● PROBLEM TO SOLVE
The entries below need to be written out exactly, with no pictures included.

[Stored entries]

+++

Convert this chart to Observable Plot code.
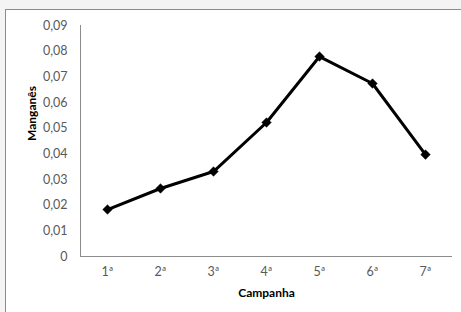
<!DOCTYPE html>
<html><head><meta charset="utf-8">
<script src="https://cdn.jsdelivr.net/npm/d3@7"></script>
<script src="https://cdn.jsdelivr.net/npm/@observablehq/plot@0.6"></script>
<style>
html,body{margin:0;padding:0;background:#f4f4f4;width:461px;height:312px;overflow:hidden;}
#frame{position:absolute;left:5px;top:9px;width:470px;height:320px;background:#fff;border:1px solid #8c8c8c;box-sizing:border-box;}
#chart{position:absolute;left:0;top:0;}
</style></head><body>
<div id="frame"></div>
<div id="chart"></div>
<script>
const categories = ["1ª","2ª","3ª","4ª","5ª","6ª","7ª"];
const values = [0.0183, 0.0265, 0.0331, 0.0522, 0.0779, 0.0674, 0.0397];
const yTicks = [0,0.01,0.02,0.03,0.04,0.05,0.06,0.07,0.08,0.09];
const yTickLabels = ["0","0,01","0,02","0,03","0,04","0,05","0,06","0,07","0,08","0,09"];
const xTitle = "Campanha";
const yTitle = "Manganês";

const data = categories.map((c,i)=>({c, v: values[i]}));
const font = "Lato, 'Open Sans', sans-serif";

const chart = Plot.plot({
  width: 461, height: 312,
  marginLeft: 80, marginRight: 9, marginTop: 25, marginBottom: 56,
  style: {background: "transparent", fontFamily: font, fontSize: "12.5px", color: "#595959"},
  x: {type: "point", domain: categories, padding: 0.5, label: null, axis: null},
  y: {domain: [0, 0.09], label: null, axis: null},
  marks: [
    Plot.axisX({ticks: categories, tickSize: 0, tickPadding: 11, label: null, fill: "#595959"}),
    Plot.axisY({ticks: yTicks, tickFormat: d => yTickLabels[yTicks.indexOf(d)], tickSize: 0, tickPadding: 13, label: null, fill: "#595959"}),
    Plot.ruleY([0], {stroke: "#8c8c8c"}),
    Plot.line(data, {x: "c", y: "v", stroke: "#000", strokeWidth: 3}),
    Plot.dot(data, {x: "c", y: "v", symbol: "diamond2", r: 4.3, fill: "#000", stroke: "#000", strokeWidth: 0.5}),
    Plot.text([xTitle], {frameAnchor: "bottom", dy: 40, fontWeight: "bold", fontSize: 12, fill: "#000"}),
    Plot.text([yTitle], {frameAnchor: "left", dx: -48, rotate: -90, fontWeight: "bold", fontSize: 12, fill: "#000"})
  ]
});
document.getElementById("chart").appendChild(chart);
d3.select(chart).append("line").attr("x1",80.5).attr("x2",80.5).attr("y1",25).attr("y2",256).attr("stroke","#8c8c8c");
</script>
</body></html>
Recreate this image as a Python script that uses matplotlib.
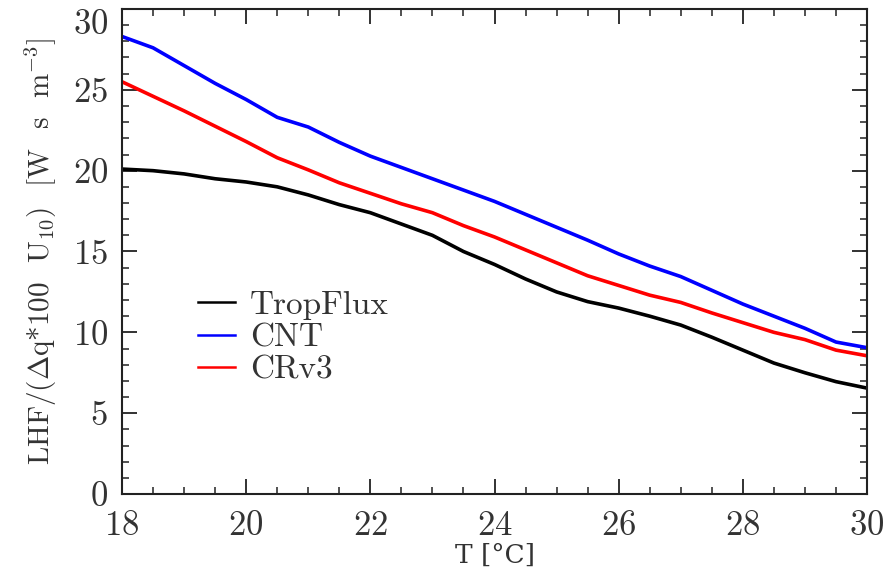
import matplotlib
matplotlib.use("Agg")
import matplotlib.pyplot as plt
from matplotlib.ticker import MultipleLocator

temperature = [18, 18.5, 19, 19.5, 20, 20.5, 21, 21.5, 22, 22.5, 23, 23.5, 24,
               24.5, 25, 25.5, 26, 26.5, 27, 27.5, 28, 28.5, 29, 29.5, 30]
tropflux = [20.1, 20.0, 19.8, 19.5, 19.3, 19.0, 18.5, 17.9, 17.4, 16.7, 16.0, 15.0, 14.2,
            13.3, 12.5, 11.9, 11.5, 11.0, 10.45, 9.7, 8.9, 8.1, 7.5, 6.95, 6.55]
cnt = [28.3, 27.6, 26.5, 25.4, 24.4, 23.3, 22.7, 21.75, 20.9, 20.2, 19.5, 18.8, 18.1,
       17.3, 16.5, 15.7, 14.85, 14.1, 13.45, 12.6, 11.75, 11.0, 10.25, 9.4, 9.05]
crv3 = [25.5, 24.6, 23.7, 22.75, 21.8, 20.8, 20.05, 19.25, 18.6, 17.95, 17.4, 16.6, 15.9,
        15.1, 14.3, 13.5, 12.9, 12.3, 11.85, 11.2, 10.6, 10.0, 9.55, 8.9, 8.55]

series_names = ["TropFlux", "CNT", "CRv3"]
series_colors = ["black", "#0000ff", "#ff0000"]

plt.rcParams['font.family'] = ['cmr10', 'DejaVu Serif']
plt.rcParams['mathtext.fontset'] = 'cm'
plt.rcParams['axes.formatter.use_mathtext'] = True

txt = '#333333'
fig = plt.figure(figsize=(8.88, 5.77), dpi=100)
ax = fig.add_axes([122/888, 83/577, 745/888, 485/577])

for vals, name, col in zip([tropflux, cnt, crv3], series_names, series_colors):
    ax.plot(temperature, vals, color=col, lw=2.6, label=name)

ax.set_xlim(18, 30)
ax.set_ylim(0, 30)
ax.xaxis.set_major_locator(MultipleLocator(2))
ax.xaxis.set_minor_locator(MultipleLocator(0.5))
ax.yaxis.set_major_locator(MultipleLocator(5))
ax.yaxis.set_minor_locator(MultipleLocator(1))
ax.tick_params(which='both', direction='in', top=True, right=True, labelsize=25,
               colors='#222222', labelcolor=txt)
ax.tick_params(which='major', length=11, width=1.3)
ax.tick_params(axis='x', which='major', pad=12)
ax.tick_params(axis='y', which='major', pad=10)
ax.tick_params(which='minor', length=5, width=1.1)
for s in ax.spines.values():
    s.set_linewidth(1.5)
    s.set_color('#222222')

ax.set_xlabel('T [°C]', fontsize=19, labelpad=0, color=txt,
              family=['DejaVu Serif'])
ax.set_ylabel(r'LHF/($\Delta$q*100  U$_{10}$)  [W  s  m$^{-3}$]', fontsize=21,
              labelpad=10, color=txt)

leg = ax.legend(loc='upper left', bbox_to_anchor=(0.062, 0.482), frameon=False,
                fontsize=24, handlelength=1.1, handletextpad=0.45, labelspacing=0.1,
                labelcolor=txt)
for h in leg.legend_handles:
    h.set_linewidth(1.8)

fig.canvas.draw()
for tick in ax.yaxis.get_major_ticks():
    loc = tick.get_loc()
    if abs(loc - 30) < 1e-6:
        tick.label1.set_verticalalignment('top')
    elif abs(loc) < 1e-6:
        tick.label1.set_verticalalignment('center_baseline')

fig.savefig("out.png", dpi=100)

+++

● PROBLEM SOLUTION
Convert this chart to Observable Plot code.
<!DOCTYPE html>
<html><head><meta charset="utf-8">
<script src="https://cdn.jsdelivr.net/npm/d3@7"></script>
<script src="https://cdn.jsdelivr.net/npm/@observablehq/plot@0.6"></script>
<style>
html,body{margin:0;padding:0;background:#f4f4f4;width:461px;height:312px;overflow:hidden;}
#frame{position:absolute;left:5px;top:9px;width:470px;height:320px;background:#fff;border:1px solid #8c8c8c;box-sizing:border-box;}
#chart{position:absolute;left:0;top:0;}
</style></head><body>
<div id="frame"></div>
<div id="chart"></div>
<script>
const categories = ["1ª","2ª","3ª","4ª","5ª","6ª","7ª"];
const values = [0.0183, 0.0265, 0.0331, 0.0522, 0.0779, 0.0674, 0.0397];
const yTicks = [0,0.01,0.02,0.03,0.04,0.05,0.06,0.07,0.08,0.09];
const yTickLabels = ["0","0,01","0,02","0,03","0,04","0,05","0,06","0,07","0,08","0,09"];
const xTitle = "Campanha";
const yTitle = "Manganês";

const data = categories.map((c,i)=>({c, v: values[i]}));
const font = "Lato, 'Open Sans', sans-serif";

const chart = Plot.plot({
  width: 461, height: 312,
  marginLeft: 80, marginRight: 9, marginTop: 25, marginBottom: 56,
  style: {background: "transparent", fontFamily: font, fontSize: "12.5px", color: "#595959"},
  x: {type: "point", domain: categories, padding: 0.5, label: null, axis: null},
  y: {domain: [0, 0.09], label: null, axis: null},
  marks: [
    Plot.axisX({ticks: categories, tickSize: 0, tickPadding: 11, label: null, fill: "#595959"}),
    Plot.axisY({ticks: yTicks, tickFormat: d => yTickLabels[yTicks.indexOf(d)], tickSize: 0, tickPadding: 13, label: null, fill: "#595959"}),
    Plot.ruleY([0], {stroke: "#8c8c8c"}),
    Plot.line(data, {x: "c", y: "v", stroke: "#000", strokeWidth: 3}),
    Plot.dot(data, {x: "c", y: "v", symbol: "diamond2", r: 4.3, fill: "#000", stroke: "#000", strokeWidth: 0.5}),
    Plot.text([xTitle], {frameAnchor: "bottom", dy: 40, fontWeight: "bold", fontSize: 12, fill: "#000"}),
    Plot.text([yTitle], {frameAnchor: "left", dx: -48, rotate: -90, fontWeight: "bold", fontSize: 12, fill: "#000"})
  ]
});
document.getElementById("chart").appendChild(chart);
d3.select(chart).append("line").attr("x1",80.5).attr("x2",80.5).attr("y1",25).attr("y2",256).attr("stroke","#8c8c8c");
</script>
</body></html>
Recreate this image as a Python script that uses matplotlib.
import matplotlib
matplotlib.use("Agg")
import matplotlib.pyplot as plt
from matplotlib.ticker import MultipleLocator

temperature = [18, 18.5, 19, 19.5, 20, 20.5, 21, 21.5, 22, 22.5, 23, 23.5, 24,
               24.5, 25, 25.5, 26, 26.5, 27, 27.5, 28, 28.5, 29, 29.5, 30]
tropflux = [20.1, 20.0, 19.8, 19.5, 19.3, 19.0, 18.5, 17.9, 17.4, 16.7, 16.0, 15.0, 14.2,
            13.3, 12.5, 11.9, 11.5, 11.0, 10.45, 9.7, 8.9, 8.1, 7.5, 6.95, 6.55]
cnt = [28.3, 27.6, 26.5, 25.4, 24.4, 23.3, 22.7, 21.75, 20.9, 20.2, 19.5, 18.8, 18.1,
       17.3, 16.5, 15.7, 14.85, 14.1, 13.45, 12.6, 11.75, 11.0, 10.25, 9.4, 9.05]
crv3 = [25.5, 24.6, 23.7, 22.75, 21.8, 20.8, 20.05, 19.25, 18.6, 17.95, 17.4, 16.6, 15.9,
        15.1, 14.3, 13.5, 12.9, 12.3, 11.85, 11.2, 10.6, 10.0, 9.55, 8.9, 8.55]

series_names = ["TropFlux", "CNT", "CRv3"]
series_colors = ["black", "#0000ff", "#ff0000"]

plt.rcParams['font.family'] = ['cmr10', 'DejaVu Serif']
plt.rcParams['mathtext.fontset'] = 'cm'
plt.rcParams['axes.formatter.use_mathtext'] = True

txt = '#333333'
fig = plt.figure(figsize=(8.88, 5.77), dpi=100)
ax = fig.add_axes([122/888, 83/577, 745/888, 485/577])

for vals, name, col in zip([tropflux, cnt, crv3], series_names, series_colors):
    ax.plot(temperature, vals, color=col, lw=2.6, label=name)

ax.set_xlim(18, 30)
ax.set_ylim(0, 30)
ax.xaxis.set_major_locator(MultipleLocator(2))
ax.xaxis.set_minor_locator(MultipleLocator(0.5))
ax.yaxis.set_major_locator(MultipleLocator(5))
ax.yaxis.set_minor_locator(MultipleLocator(1))
ax.tick_params(which='both', direction='in', top=True, right=True, labelsize=25,
               colors='#222222', labelcolor=txt)
ax.tick_params(which='major', length=11, width=1.3)
ax.tick_params(axis='x', which='major', pad=12)
ax.tick_params(axis='y', which='major', pad=10)
ax.tick_params(which='minor', length=5, width=1.1)
for s in ax.spines.values():
    s.set_linewidth(1.5)
    s.set_color('#222222')

ax.set_xlabel('T [°C]', fontsize=19, labelpad=0, color=txt,
              family=['DejaVu Serif'])
ax.set_ylabel(r'LHF/($\Delta$q*100  U$_{10}$)  [W  s  m$^{-3}$]', fontsize=21,
              labelpad=10, color=txt)

leg = ax.legend(loc='upper left', bbox_to_anchor=(0.062, 0.482), frameon=False,
                fontsize=24, handlelength=1.1, handletextpad=0.45, labelspacing=0.1,
                labelcolor=txt)
for h in leg.legend_handles:
    h.set_linewidth(1.8)

fig.canvas.draw()
for tick in ax.yaxis.get_major_ticks():
    loc = tick.get_loc()
    if abs(loc - 30) < 1e-6:
        tick.label1.set_verticalalignment('top')
    elif abs(loc) < 1e-6:
        tick.label1.set_verticalalignment('center_baseline')

fig.savefig("out.png", dpi=100)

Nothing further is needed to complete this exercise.